No, this article isn’t going to be about what will happen to your company if something were to happen to you. This article is about what’s happening with your company NOW. More specifically, what’s happening with your managers and team members now – and what’s NOT happening with them – while you’re their leader. What are you teaching them to do and not to do?
What’s happening with your managers and team members now – and what’s NOT happening with them – while you’re their leader. What are you teaching them to do and not to do?
I’ve had several conversations recently with plant managers, association directors, business owners, and senior government officials. Every one of them has shared frustrations with managers who don’t know how or don’t effectively manage their own or their teams’ performance. Every client has said something along the lines of:
My managers can’t manage
– They just don’t step up and do their jobs
– No one seems to know how or wants to make a decision
– They just don’t think any deeper than just what’s in front of them
Then each asked for recommendations of books, training programs, coaching, and other aids they could consider as resources for their managers. Of course I’ve got lists of my own and others’ books and resources to share, but I’d rather you and they make some foundational changes first. Change the way you’re managing your managers and your teams first before you can realistically expect them to change how they manage.
Change the way you’re managing your managers and your teams first before you can realistically expect them to change how they manage.
So much of what I see causing skill gaps in managers are basic knowledge gaps. Some managers are new to their position. Some managers haven’t had years of experience in the industry, job, or in their professional careers yet. Some managers have not yet received effective training. Some have never been trained to receive objective feedback and learn from it. These knowledge gaps aren’t limited to younger managers. There are managers in their 40s, 50s, and 60s who haven’t learned these skills yet. Regardless of who failed them by not helping them gain these skills in the past is irrelevant. They’re your managers now. It’s up to you to help them be the best managers they can be.
Regardless of who failed them by not helping them gain these skills in the past is irrelevant. They’re your managers now. It’s up to you to help them be the best managers they can be.
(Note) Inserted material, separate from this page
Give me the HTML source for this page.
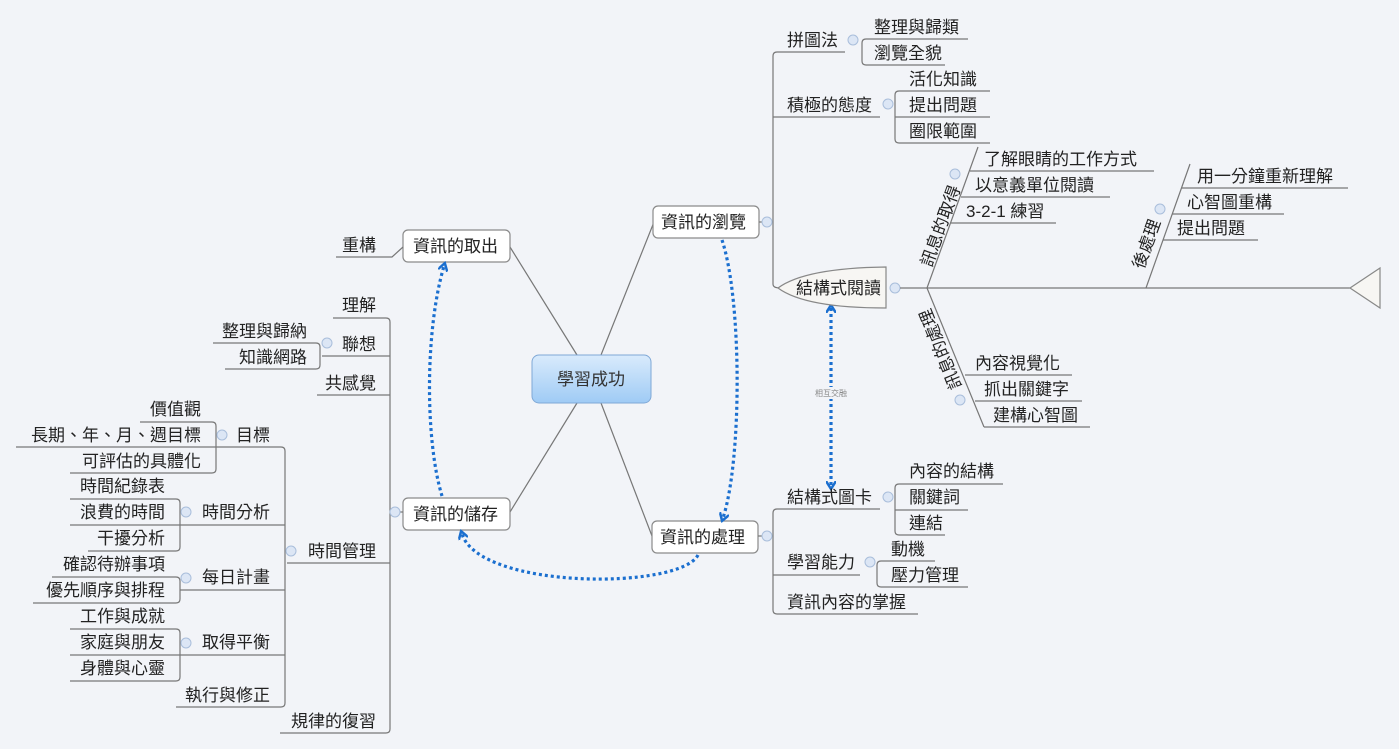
<!DOCTYPE html>
<html><head><meta charset="utf-8"><style>
html,body{margin:0;padding:0;background:#f2f4f8;}
svg{display:block;font-family:"Liberation Sans","Noto Sans CJK TC","Noto Sans CJK SC",sans-serif;}
text{font-size:17px;fill:#222;}
.l{stroke:#777;stroke-width:1.2;fill:none;}
.c{fill:#dce6f5;stroke:#a9bedb;stroke-width:1;}
.box{fill:#fff;stroke:#8a8a8a;stroke-width:1.2;}
.d{stroke:#1b6fcf;stroke-width:3.2;fill:none;stroke-dasharray:3 3;}
</style></head><body>
<svg width="1399" height="749" viewBox="0 0 1399 749" xmlns="http://www.w3.org/2000/svg">
<defs>
<linearGradient id="g" x1="0" y1="0" x2="0" y2="1"><stop offset="0" stop-color="#d9ebfc"/><stop offset="1" stop-color="#9fcbf5"/></linearGradient>
<marker id="ar" markerWidth="10" markerHeight="10" refX="5" refY="5" orient="auto-start-reverse" markerUnits="userSpaceOnUse"><path d="M0,0 L8,5 L0,10" fill="none" stroke="#1b6fcf" stroke-width="2.5"/></marker>
</defs>

<line class="l" x1="510" y1="247" x2="577" y2="355"/>
<line class="l" x1="654" y1="222" x2="601" y2="355"/>
<line class="l" x1="510" y1="512" x2="577" y2="403"/>
<line class="l" x1="652" y1="536" x2="601" y2="403"/>

<rect x="532" y="355" width="119" height="48" rx="7" fill="url(#g)" stroke="#7fa8d6"/>
<text x="591" y="385" text-anchor="middle" style="fill:#333">學習成功</text>

<rect class="box" x="403" y="230" width="107" height="32" rx="5"/><text x="413" y="252">資訊的取出</text>
<rect class="box" x="653" y="206" width="106" height="32" rx="5"/><text x="661" y="228">資訊的瀏覽</text>
<rect class="box" x="403" y="498" width="107" height="32" rx="5"/><text x="413" y="520">資訊的儲存</text>
<rect class="box" x="652" y="521" width="106" height="32" rx="5"/><text x="660" y="543">資訊的處理</text>

<path class="d" d="M722,240 C742,300 742,460 723,518" marker-end="url(#ar)"/>
<path class="d" d="M698,555 C680,590 480,590 462,534" marker-end="url(#ar)"/>
<path class="d" d="M442,496 C425,440 425,330 444,266" marker-end="url(#ar)"/>
<path class="d" d="M831,308 L831,486" marker-start="url(#ar)" marker-end="url(#ar)"/>
<rect x="810" y="387" width="42" height="12" fill="#f2f4f8"/>
<text x="831" y="396" text-anchor="middle" style="font-size:8px;fill:#888">相互交融</text>

<polyline class="l" points="336,257 392,257 403,247"/>
<text x="376" y="251" text-anchor="end">重構</text>

<path class="l" d="M333,318 H386 Q390,318 390,322 V729 Q390,733 386,733 H280"/>
<line class="l" x1="390" y1="512" x2="403" y2="512"/>
<circle class="c" cx="395" cy="512" r="5"/>
<line class="l" x1="322" y1="356" x2="390" y2="356"/>
<line class="l" x1="317" y1="395" x2="390" y2="395"/>
<line class="l" x1="287" y1="563" x2="390" y2="563"/>
<text x="376" y="311" text-anchor="end">理解</text>
<text x="376" y="350" text-anchor="end">聯想</text>
<text x="376" y="389" text-anchor="end">共感覺</text>
<text x="376" y="557" text-anchor="end">時間管理</text>
<text x="376" y="727" text-anchor="end">規律的復習</text>

<path class="l" d="M213,343 H316 Q320,343 320,347 V365 Q320,369 316,369 H225"/>
<circle class="c" cx="327" cy="343" r="5"/>
<text x="307" y="337" text-anchor="end">整理與歸納</text>
<text x="307" y="363" text-anchor="end">知識網路</text>

<path class="l" d="M16,447 H281 Q285,447 285,451 V703 Q285,707 281,707 H176"/>
<circle class="c" cx="291" cy="551" r="5"/>
<line class="l" x1="180" y1="525" x2="285" y2="525"/>
<line class="l" x1="180" y1="590" x2="285" y2="590"/>
<line class="l" x1="180" y1="655" x2="285" y2="655"/>
<text x="270" y="441" text-anchor="end">目標</text>
<text x="270" y="518" text-anchor="end">時間分析</text>
<text x="270" y="583" text-anchor="end">每日計畫</text>
<text x="270" y="648" text-anchor="end">取得平衡</text>
<text x="270" y="701" text-anchor="end">執行與修正</text>

<path class="l" d="M140,422 H212 Q216,422 216,426 V469 Q216,473 212,473 H70"/>
<circle class="c" cx="222" cy="435" r="5"/>
<text x="201" y="415" text-anchor="end">價值觀</text>
<text x="201" y="441" text-anchor="end">長期、年、月、週目標</text>
<text x="201" y="467" text-anchor="end">可評估的具體化</text>

<path class="l" d="M70,499 H176 Q180,499 180,503 V547 Q180,551 176,551 H88"/>
<line class="l" x1="70" y1="525" x2="180" y2="525"/>
<circle class="c" cx="186" cy="512" r="5"/>
<text x="165" y="492" text-anchor="end">時間紀錄表</text>
<text x="165" y="518" text-anchor="end">浪費的時間</text>
<text x="165" y="544" text-anchor="end">干擾分析</text>

<path class="l" d="M52,577 H176 Q180,577 180,581 V599 Q180,603 176,603 H33"/>
<circle class="c" cx="186" cy="578" r="5"/>
<text x="165" y="570" text-anchor="end">確認待辦事項</text>
<text x="165" y="596" text-anchor="end">優先順序與排程</text>

<path class="l" d="M70,629 H176 Q180,629 180,633 V677 Q180,681 176,681 H70"/>
<line class="l" x1="70" y1="655" x2="180" y2="655"/>
<circle class="c" cx="186" cy="643" r="5"/>
<text x="165" y="622" text-anchor="end">工作與成就</text>
<text x="165" y="648" text-anchor="end">家庭與朋友</text>
<text x="165" y="674" text-anchor="end">身體與心靈</text>

<path class="l" d="M845,52 H777 Q773,52 773,56 V284 Q773,288 780,288"/>
<line class="l" x1="759" y1="222" x2="773" y2="222"/>
<circle class="c" cx="767" cy="222" r="5"/>
<line class="l" x1="773" y1="117" x2="880" y2="117"/>
<text x="787" y="46">拼圖法</text>
<circle class="c" cx="853" cy="40" r="5"/>
<path class="l" d="M968,39 H866 Q862,39 862,43 V61 Q862,65 866,65 H945"/>
<text x="874" y="33">整理與歸類</text>
<text x="874" y="59">瀏覽全貌</text>
<text x="787" y="111">積極的態度</text>
<circle class="c" cx="888" cy="104" r="5"/>
<path class="l" d="M990,91 H899 Q895,91 895,95 V139 Q895,143 899,143 H990"/>
<line class="l" x1="895" y1="117" x2="990" y2="117"/>
<text x="909" y="85">活化知識</text>
<text x="909" y="111">提出問題</text>
<text x="909" y="137">圈限範圍</text>

<path d="M778,288 Q805,268 886,267 V308 Q805,308 778,288 Z" fill="#f7f6f3" stroke="#888" stroke-width="1.2"/>
<text x="796" y="294">結構式閱讀</text>
<circle class="c" cx="895" cy="288" r="5"/>
<line class="l" x1="900" y1="288" x2="1350" y2="288"/>
<path d="M1350,288 L1380,268 L1380,308 Z" fill="#f7f6f3" stroke="#888" stroke-width="1.2"/>
<line class="l" x1="927" y1="288" x2="978" y2="147"/>
<line class="l" x1="970" y1="171" x2="1154" y2="171"/>
<line class="l" x1="961" y1="197" x2="1110" y2="197"/>
<line class="l" x1="951" y1="223" x2="1056" y2="223"/>
<circle class="c" cx="955" cy="174" r="5"/>
<text x="984" y="165">了解眼睛的工作方式</text>
<text x="975" y="191">以意義單位閱讀</text>
<text x="966" y="217">3-2-1 練習</text>
<text transform="translate(946,228) rotate(-70)" text-anchor="middle">訊息的取得</text>
<line class="l" x1="1146" y1="288" x2="1190" y2="164"/>
<line class="l" x1="1182" y1="188" x2="1348" y2="188"/>
<line class="l" x1="1172" y1="214" x2="1284" y2="214"/>
<line class="l" x1="1163" y1="240" x2="1258" y2="240"/>
<circle class="c" cx="1160" cy="209" r="5"/>
<text x="1197" y="182">用一分鐘重新理解</text>
<text x="1187" y="208">心智圖重構</text>
<text x="1177" y="234">提出問題</text>
<text transform="translate(1152,246) rotate(-70)" text-anchor="middle">後處理</text>
<line class="l" x1="927" y1="288" x2="984" y2="427"/>
<line class="l" x1="965" y1="375" x2="1072" y2="375"/>
<line class="l" x1="975" y1="401" x2="1082" y2="401"/>
<line class="l" x1="984" y1="427" x2="1090" y2="427"/>
<circle class="c" cx="960" cy="400" r="5"/>
<text x="975" y="369">內容視覺化</text>
<text x="984" y="395">抓出關鍵字</text>
<text x="993" y="421">建構心智圖</text>
<text transform="translate(946,347) rotate(-112)" text-anchor="middle">訊息的處理</text>

<path class="l" d="M880,509 H777 Q773,509 773,513 V610 Q773,614 777,614 H918"/>
<line class="l" x1="758" y1="536" x2="773" y2="536"/>
<circle class="c" cx="767" cy="536" r="5"/>
<line class="l" x1="773" y1="575" x2="860" y2="575"/>
<text x="787" y="503">結構式圖卡</text>
<circle class="c" cx="888" cy="497" r="5"/>
<path class="l" d="M1003,484 H899 Q895,484 895,488 V531 Q895,535 899,535 H945"/>
<line class="l" x1="895" y1="510" x2="968" y2="510"/>
<text x="909" y="477">內容的結構</text>
<text x="909" y="503">關鍵詞</text>
<text x="909" y="529">連結</text>
<text x="787" y="568">學習能力</text>
<circle class="c" cx="870" cy="562" r="5"/>
<path class="l" d="M935,561 H881 Q877,561 877,565 V583 Q877,587 881,587 H968"/>
<text x="891" y="555">動機</text>
<text x="891" y="581">壓力管理</text>
<text x="787" y="608">資訊內容的掌握</text>
</svg>
</body></html>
So, where do you start? Start with how you’re managing them. When they come to you with a problem, what do you do? When they come to you with a question, what do you do? When they tell you there’s an issue with the widget enhancer, a customer, or the communications system, what do you do? If every time they come to you with a problem, question, or issue you solve it for them just to keep things moving quickly, what have you taught them? You’ve taught them through repetition that every time they have a problem, question, or issue to come to you. You’ve taught them not to think for themselves. You’ve taught them to delegate their problems, questions, and issues up to you. By trying to just get things done, you’ve trained them not to do their jobs.
You’ve taught them not to think for themselves… By trying to just get things done, you’ve trained them not to do their jobs.
To help you train your managers and team members how to think about their jobs a bit deeper, start asking them to think. It’s somewhat like training on the fly. The next time a manager brings you a problem, asks you a question, or wants you to make a decision that’s within their purview to make, stop. Don’t give them the answer. Instead ask them a question that’s going to cause them to rethink about you, your role, their role, and the issue at hand. Here’s the question:
“If I weren’t here, what would you do and doing nothing is not an option?” Then simply look at them with curiosity and wait.
The first few times you ask this question, you’ll get deer-in-the-headlights looks, ‘I don’t know’ answers, and a lot of stumbling around. You can follow up with, “No seriously, think about this and walk me through what you’d do” or you could try, “Let’s go look at the situation, but tell me what you’d do if I weren’t here with you. Let’s go but talk me through it as we walk over there.”
When you take this approach in managing issues your managers bring to you, what happens? You’ve triggered awareness in them that you believe they have the answer(s) and you expect them to think deeper and come up with a (hopefully) rational thought process. It gives you an opportunity to gain greater insight into what they do and don’t know and where legitimate training gaps lie. You start to create a culture where everyone will soon learn that you don’t expect perfection, but you do expect everyone to be thinking deeper about issues within their realm of responsibility and the potential solutions they’ve identified.
What has worked for you to help your managers learn to manage better and think deeper in real-time?